The tax-free Tamil Nadu Budget for 2019-20 has outlined a three-pillar approach — continuation of existing schemes, support to new programmes that are long term in nature and fiscal consolidation.

As the State expects the revenue growth trend of 2018-19 to continue into the next fiscal, it has planned a significantly higher capital outlay and a reduction in borrowings for 2019-20.

Tax collections

“Tax collections were better in this fiscal and we expect the trend to continue during next fiscal too,” said K Shanmugam, Additional Chief Secretary, Finance Department, in the customary interaction with media persons post the presentation of the State Budget.

However, he said, the Budget took a conservative approach for revenue growth projection at 13.28 per cent for 2019-20. In this fiscal, the growth in State’s own tax revenues (SOTR) was 17.54 per cent.

“Due to price increases in petroleum products, we have received higher revenues this fiscal.
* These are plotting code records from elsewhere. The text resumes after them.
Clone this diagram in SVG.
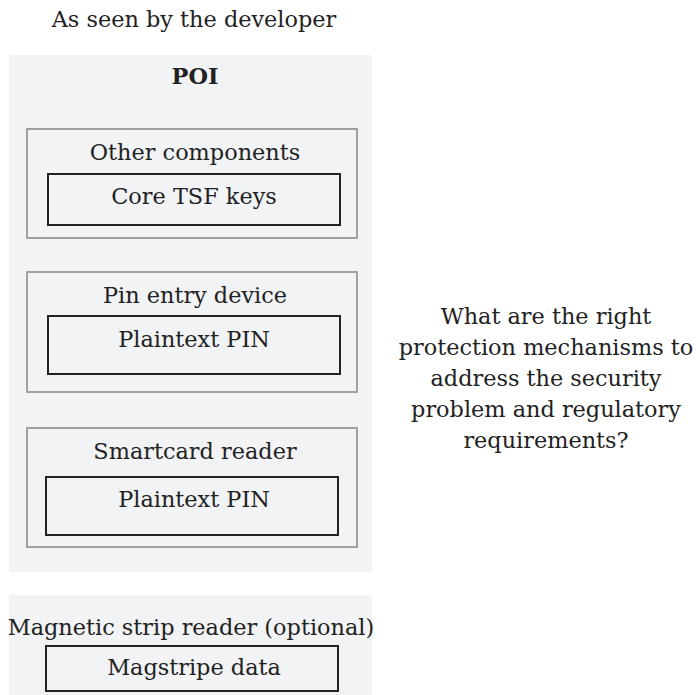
<svg xmlns="http://www.w3.org/2000/svg" width="696" height="695" viewBox="0 0 696 695">
<style>
text{font-family:"DejaVu Serif","Liberation Serif",serif;font-size:22.4px;fill:#222;text-anchor:middle}
.panel{fill:#f2f3f5}
.outer{fill:none;stroke:#a0a0a0;stroke-width:2}
.inner{fill:none;stroke:#222;stroke-width:2}
.b{font-weight:bold}
</style>
<rect width="696" height="695" fill="#fff"/>
<text x="194" y="27">As seen by the developer</text>
<g id="poi">
<rect class="panel" x="9" y="55" width="363" height="517"/>
<text class="b" x="195" y="84">POI</text>
</g>
<g id="other">
<rect class="outer" x="27" y="129" width="330" height="109"/>
<text x="195" y="160">Other components</text>
</g>
<g id="coretsf">
<rect class="inner" x="48" y="174" width="292" height="51"/>
<text x="194" y="204">Core TSF keys</text>
</g>
<g id="ped">
<rect class="outer" x="27" y="272" width="330" height="120"/>
<text x="195" y="303">Pin entry device</text>
</g>
<g id="pin1">
<rect class="inner" x="48" y="316" width="292" height="58"/>
<text x="194" y="347">Plaintext PIN</text>
</g>
<g id="scr">
<rect class="outer" x="27" y="428" width="330" height="119"/>
<text x="195" y="459">Smartcard reader</text>
</g>
<g id="pin2">
<rect class="inner" x="46" y="477" width="292" height="58"/>
<text x="194" y="507">Plaintext PIN</text>
</g>
<g id="msr">
<rect class="panel" x="9" y="595" width="363" height="100"/>
<text x="191" y="635">Magnetic strip reader (optional)</text>
</g>
<g id="magdata">
<rect class="inner" x="46" y="646" width="292" height="45"/>
<text x="194" y="675">Magstripe data</text>
</g>
<g id="question">
<text x="546" y="324">What are the right</text>
<text x="546" y="355">protection mechanisms to</text>
<text x="546" y="386">address the security</text>
<text x="546" y="417">problem and regulatory</text>
<text x="546" y="448">requirements?</text>
</g>
<g id="connectors"></g>
</svg>
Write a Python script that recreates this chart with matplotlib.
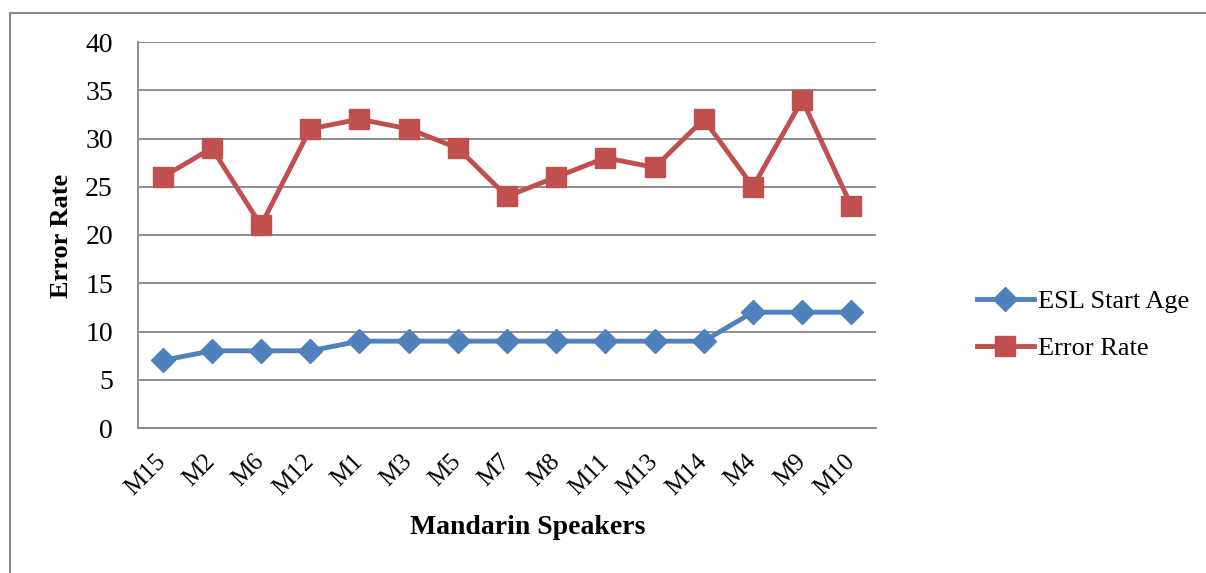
import matplotlib.pyplot as plt
from matplotlib.patches import Rectangle

# data
speakers = ['M15', 'M2', 'M6', 'M12', 'M1', 'M3', 'M5', 'M7', 'M8',
            'M11', 'M13', 'M14', 'M4', 'M9', 'M10']
esl_start_age = [7, 8, 8, 8, 9, 9, 9, 9, 9, 9, 9, 9, 12, 12, 12]
error_rate = [26, 29, 21, 31, 32, 31, 29, 24, 26, 28, 27, 32, 25, 34, 23]
y_ticks = [0, 5, 10, 15, 20, 25, 30, 35, 40]

plt.rcParams['font.family'] = ['Liberation Serif', 'DejaVu Serif']

fig = plt.figure(figsize=(12.06, 5.73), dpi=100)

# outer chart border (only left and top edges fall inside the picture)
fig.patches.append(Rectangle((10 / 1206, -0.1), 1.2, 1 - 13 / 573 + 0.1,
                             transform=fig.transFigure, fill=False,
                             edgecolor='#868686', linewidth=1.5))

ax = fig.add_axes([138 / 1206, 1 - 428 / 573, 738 / 1206, 386 / 573])

x = range(len(speakers))
ax.plot(x, esl_start_age, color='#4F81BD', linewidth=3.5, marker='D',
        markersize=12, label='ESL Start Age')
ax.plot(x, error_rate, color='#C0504D', linewidth=3.5, marker='s',
        markersize=14, label='Error Rate')

ax.set_xlim(-0.5, len(speakers) - 0.5)
ax.set_ylim(0, 40)
ax.set_yticks(y_ticks)
ax.set_xticks(list(x))
ax.set_xticklabels(speakers, rotation=45, ha='right', va='center',
                   rotation_mode='anchor')
ax.tick_params(axis='x', length=0, labelsize=18, pad=22)
ax.tick_params(axis='y', length=0, labelsize=20, pad=18)
ax.grid(axis='y', color='#868686', linewidth=1.3)
ax.set_axisbelow(True)
for side in ['top', 'right']:
    ax.spines[side].set_visible(False)
for side in ['left', 'bottom']:
    ax.spines[side].set_color('#868686')
    ax.spines[side].set_linewidth(1.3)

fig.text(528 / 1206, 1 - 527 / 573, 'Mandarin Speakers', fontsize=20,
         fontweight='bold', ha='center', va='center')
fig.text(62 / 1206, 1 - 236 / 573, 'Error Rate', fontsize=19,
         fontweight='bold', ha='center', va='center', rotation=90)

ax.legend(loc='center left', bbox_to_anchor=(977 / 1206, 1 - 325 / 573),
          bbox_transform=fig.transFigure, frameon=False, fontsize=19,
          borderpad=0, borderaxespad=0,
          handlelength=2.15, handletextpad=0.15, labelspacing=0.9)

fig.savefig('out.png', dpi=100)
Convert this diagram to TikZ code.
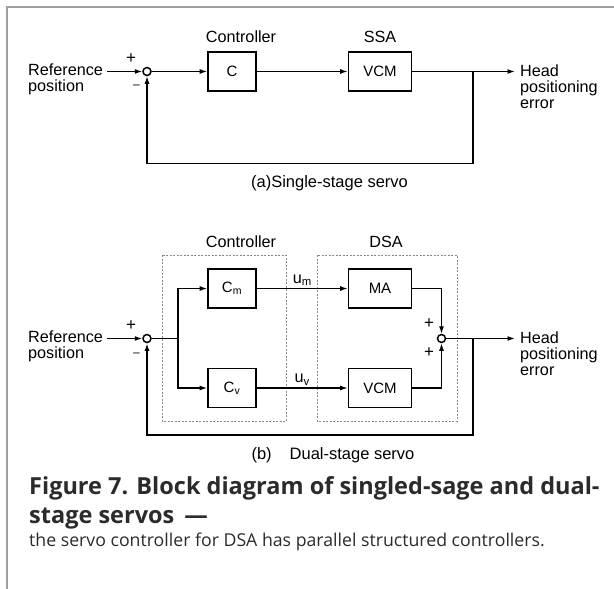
\documentclass[tikz,border=0pt]{standalone}
\usepackage{fontspec}
\setmainfont{Liberation Sans}
\newfontfamily\capfont{Open Sans}
\usetikzlibrary{arrows.meta,positioning}
\definecolor{framegray}{HTML}{A0A0A0}
\definecolor{zonegray}{HTML}{8A8A8A}
\definecolor{captext}{HTML}{2B2B2B}
\begin{document}
\begin{tikzpicture}[
    x=1pt, y=-1pt,
    block/.style={rectangle, draw, line width=1.6pt, minimum height=39pt, inner sep=0pt, font=\fontsize{15}{16}\selectfont},
    ctrl/.style={block, minimum width=48pt},
    act/.style={block, minimum width=63pt},
    sumpt/.style={circle, draw, line width=1.5pt, minimum size=8pt, inner sep=0pt},
    sign/.style={inner sep=0pt, font=\fontsize{17}{17}\selectfont},
    minus/.style={inner sep=0pt, font=\fontsize{12}{12}\selectfont},
    txt/.style={inner sep=0pt, font=\fontsize{16.2}{16}\selectfont, align=left},
    sub/.style={inner sep=0pt, font=\fontsize{16.5}{18}\selectfont},
    zone/.style={draw=zonegray, line width=0.7pt, dash pattern=on 2pt off 1.5pt},
    wire/.style={line width=1.3pt},
    flow/.style={wire, -{Latex[length=7.5pt,width=5pt]}},
    captitle/.style={inner sep=0pt, text=captext, align=left, font=\capfont\bfseries\fontsize{23.5}{29}\selectfont},
    capbody/.style={inner sep=0pt, text=captext, font=\capfont\fontsize{17.7}{20}\selectfont}
]

\useasboundingbox[fill=white] (0,0) rectangle (614,589);
\draw[framegray, line width=2pt] (614,7) -- (7,7) -- (7,589);

\node[txt, anchor=west] (refa) at (28,79) {Reference\\position};
\coordinate (refouta) at (107,71.5);
\node[sumpt] (s1) at (147,71.5) {};
\node[sign] (s1p) at (131,59) {+};
\node[minus] (s1m) at (136.5,87) {\textendash};
\node[txt] (ctrla) at (241,37) {Controller};
\node[ctrl] (C) at (232,71.5) {C};
\node[txt] (ssa) at (380,37) {SSA};
\node[act] (vcma) at (380,71.5) {VCM};
\coordinate (br1) at (473,71.5);
\coordinate (outa) at (515,71.5);
\node[txt, anchor=west] (heada) at (520,87) {Head\\positioning\\error};
\node[sub] (capa) at (329.5,183) {(a)Single-stage servo};

\draw[flow] (refouta) -- (s1);
\draw[flow] (s1) -- (C);
\draw[flow] (C) -- (vcma);
\draw[flow] (vcma) -- (outa);
\draw[flow] (br1) -- ++(0,92) -| (s1);

\node[txt] (ctrlb) at (241,242) {Controller};
\node[txt] (dsa) at (386,242) {DSA};
\draw[zone] (162,255) rectangle (286,421);
\draw[zone] (317,255) rectangle (457,421);

\node[txt, anchor=west] (refb) at (28,346) {Reference\\position};
\coordinate (refoutb) at (107,338.5);
\node[sumpt] (s3) at (147,338.5) {};
\node[sign] (s3p) at (131,326) {+};
\node[minus] (s3m) at (136.5,355) {\textendash};
\coordinate (br2) at (178,338.5);
\node[ctrl] (Cm) at (232,288.5) {C\textsubscript{m}};
\node[ctrl] (Cv) at (232,388) {C\textsubscript{v}};
\node[act] (MA) at (380,288.5) {MA};
\node[act] (vcmb) at (380,388) {VCM};
\node[sumpt] (s4) at (441.5,338.5) {};
\node[sign] (s4a) at (429,323.5) {+};
\node[sign] (s4b) at (429,353) {+};
\coordinate (br3) at (473,338.5);
\coordinate (outb) at (515,338.5);
\node[txt, anchor=west] (headb) at (520,354) {Head\\positioning\\error};
\node[sub] (capb) at (333,455) {(b)\hspace{18pt}Dual-stage servo};

\draw[flow] (refoutb) -- (s3);
\draw[wire] (s3) -- (br2);
\draw[flow] (br2) |- (Cm);
\draw[flow] (br2) |- (Cv);
\draw[flow] (Cm) -- node[txt, above=2pt] {u\textsubscript{m}} (MA);
\draw[flow] (Cv) -- node[txt, above=2pt] {u\textsubscript{v}} (vcmb);
\draw[flow] (MA) -| (s4);
\draw[flow] (vcmb) -| (s4);
\draw[flow] (s4) -- (outb);
\draw[flow, line width=1.7pt] (br3) -- ++(0,96.5) -| (s3);

\node[captitle, anchor=west] (figcap) at (29,502.5) {Figure 7. Block diagram of singled-sage and dual-\\stage servos \,—};
\node[capbody, anchor=west] (figtext) at (29,542) {the servo controller for DSA has parallel structured controllers.};

\end{tikzpicture}
\end{document}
We don’t expect the same next year and in liquor sales, too, we have made a moderate growth projection at eight per cent as against the growth of about 15 per cent this fiscal,” he said.

With petrol prices moderating, revenues through taxes on petroleum products is expected to grow at 12 per cent, while the growth in commercial tax revenues is pegged at 14 per cent.

On the GST side, the State collected ₹33,198 crore during April-December 2018, while the projected (revised) revenue collection is ₹45,625 crore for this fiscal. The Budget has set a GST revenue target of ₹53,739 crore for 2019-20.

Capital outlay

The Budget announced a capital outlay of ₹31,251 crore, which is 20 per cent higher than the amount planned for this fiscal.

With higher capital outlay, the government has 38 new programmes including some welfare and poverty alleviation schemes, irrigation projects and infrastructure development. The amount allocated for these projects is pegged at about ₹20,000 crore.

As part of its debt-reduction focus, against a borrowing ceiling of ₹51,800 crore, the government plans to borrow only about ₹43,000 crore in 2019-20. In this fiscal, too, its borrowings were lower by about ₹3,300 crore.

For 2019-20, the outstanding debt, including provident fund, will be ₹3,97,496 crore, constituting 23.02 per cent of GSDP (gross state domestic product), which is within the debt-GSDP norm of 25 per cent.

Shanmugam said the State government had also reduced the fiscal deficit-GSDP ratio from 2.85 per cent in the revised estimate for 2018-19 to 2.54 per cent for 2019-20.

ICRA view

According to Jayanta Roy, Senior Vice- President and Group Head, Corporate Ratings, ICRA, “The government of Tamil Nadu’s revenue composition has traditionally been favourable, with a substantial three-fourth comprising State’s own tax and non-tax revenues and the balance as central transfers. Over the years, the State government’s substantial subsidy and welfare spending along with relatively high committed expenditure have enlarged its revenue expenditure.

“The government of Tamil Nadu has reported sustained and rising deficits on its revenue account since FY2014. Nevertheless, the State government continuously restricted its fiscal deficit below the Finance Commission-set norm of 3 per cent GSDP during the same period.”